Frequency matters too. Monthly reporting is the minimum. Biweekly or weekly performance summaries are better, especially during the first few months when the agency is learning your account. Ask whether you’ll have access to a live dashboard, and whether you’ll have a dedicated point of contact or rotate through a support queue.

Clarify how quickly they respond to urgent requests. If a campaign starts burning budget on irrelevant clicks or a landing page goes down, you need same-day action, not a ticket that gets picked up in 48 hours.

Start With a Trial Period When Possible

Many agencies require three- to six-month contracts, which is reasonable since PPC campaigns need time to gather data and optimize. But be cautious about contracts longer than six months with agencies you haven’t worked with before. If you can negotiate a 90-day trial or a contract with a 30-day cancellation clause after the initial period, you give yourself an exit if the relationship isn’t working.

During that trial, evaluate them on the metrics you agreed to upfront.
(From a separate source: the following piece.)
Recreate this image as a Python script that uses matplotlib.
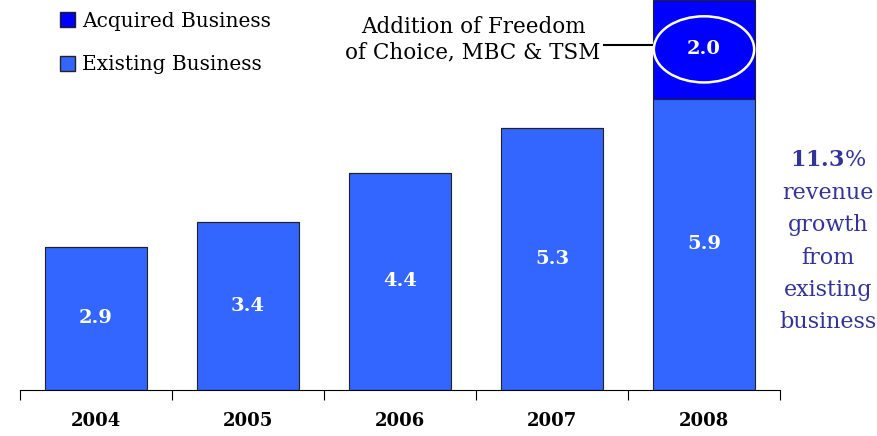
import matplotlib.pyplot as plt
from matplotlib.patches import Ellipse, Patch

years = ["2004", "2005", "2006", "2007", "2008"]
existing = [2.9, 3.4, 4.4, 5.3, 5.9]
acquired = [0, 0, 0, 0, 2.0]
growth_words = ["revenue", "growth", "from", "existing", "business"]

existing_color = "#3366FF"
acquired_color = "#0000FF"
note_color = "#333399"

plt.rcParams["font.family"] = ["DejaVu Serif"]

fig = plt.figure(figsize=(8.77, 4.36), dpi=100)
ax = fig.add_axes([20 / 877, 46 / 436, 760 / 877, 390 / 436])

x = range(len(years))
ax.bar(x, existing, width=0.67, color=existing_color, edgecolor="#222222", linewidth=0.8)
ax.bar(x, acquired, bottom=existing, width=0.67, color=acquired_color,
       edgecolor="#222222", linewidth=0.8)

for i, v in enumerate(existing):
    ax.text(i, v / 2, f"{v:.1f}", ha="center", va="center", color="white",
            fontsize=14, fontweight="bold")
for i, v in enumerate(acquired):
    if v:
        cy = existing[i] + v / 2
        ax.add_patch(Ellipse((i, cy), 0.66, 1.34, facecolor="none",
                             edgecolor="white", linewidth=1.8, zorder=3))
        ax.text(i, cy, f"{v:.1f}", ha="center", va="center", color="white",
                fontsize=14, fontweight="bold", zorder=4)
        # callout line to the acquisition note
        ax.plot([i - 0.66, i - 0.33], [cy + 0.09, cy + 0.09], color="black", lw=1.5,
                clip_on=False)
        ax.text(i - 1.52, cy + 0.2, "Addition of Freedom\nof Choice, MBC & TSM",
                ha="center", va="center", fontsize=15.5, linespacing=1.2)

ax.set_xlim(-0.5, 4.5)
ax.set_ylim(0, 7.9)
ax.set_xticks([i - 0.5 for i in range(len(years) + 1)])
ax.set_xticklabels([])
ax.set_xticks(list(x), minor=True)
ax.set_xticklabels(years, minor=True, fontsize=13, fontweight="bold")
ax.tick_params(axis="x", which="major", length=7, width=0.8, direction="out")
ax.tick_params(axis="x", which="minor", length=0, pad=16)
ax.set_yticks([])
for side in ["top", "right", "left"]:
    ax.spines[side].set_visible(False)
ax.spines["bottom"].set_linewidth(0.8)

handles = [Patch(facecolor=acquired_color, edgecolor="#222222", label="Acquired Business"),
           Patch(facecolor=existing_color, edgecolor="#222222", label="Existing Business")]
fig.legend(handles=handles, loc="upper left", bbox_to_anchor=(42 / 877, 1.015),
           frameon=False, fontsize=14.5, handlelength=0.75, handleheight=0.75,
           handletextpad=0.35, labelspacing=1.22)

fig.text(828 / 877, 1 - 160 / 436, r"$\mathbf{11.3}$%", ha="center", va="center",
         color=note_color, fontsize=16, math_fontfamily="dejavuserif")
for k, word in enumerate(growth_words):
    fig.text(828 / 877, 1 - (193 + 32.3 * k) / 436, word, ha="center", va="center",
             color=note_color, fontsize=16)

fig.savefig("out.png", dpi=100)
Did they hit the CPA targets? Are they communicating proactively? Are they testing new ad copy and audiences, or running the same ads unchanged for weeks? The first 90 days tell you a lot about how the next year will go.

Match the Agency to Your Scale

A boutique agency with five employees may give you outstanding attention but lack the bandwidth to manage a rapid scale-up across multiple platforms. A large agency with hundreds of clients may have deep platform expertise but assign your account to a junior strategist who’s managing 20 other accounts simultaneously. Neither is inherently wrong, but the fit has to match your situation.

Ask how many accounts each strategist manages. If your point of contact handles more than 15 accounts, your campaigns probably aren’t getting daily attention. Ask about the team structure: who builds the campaigns, who optimizes them, and who you’ll actually talk to on calls. If the salesperson disappears after signing and you never hear from a senior strategist again, that’s a problem you want to identify before it happens.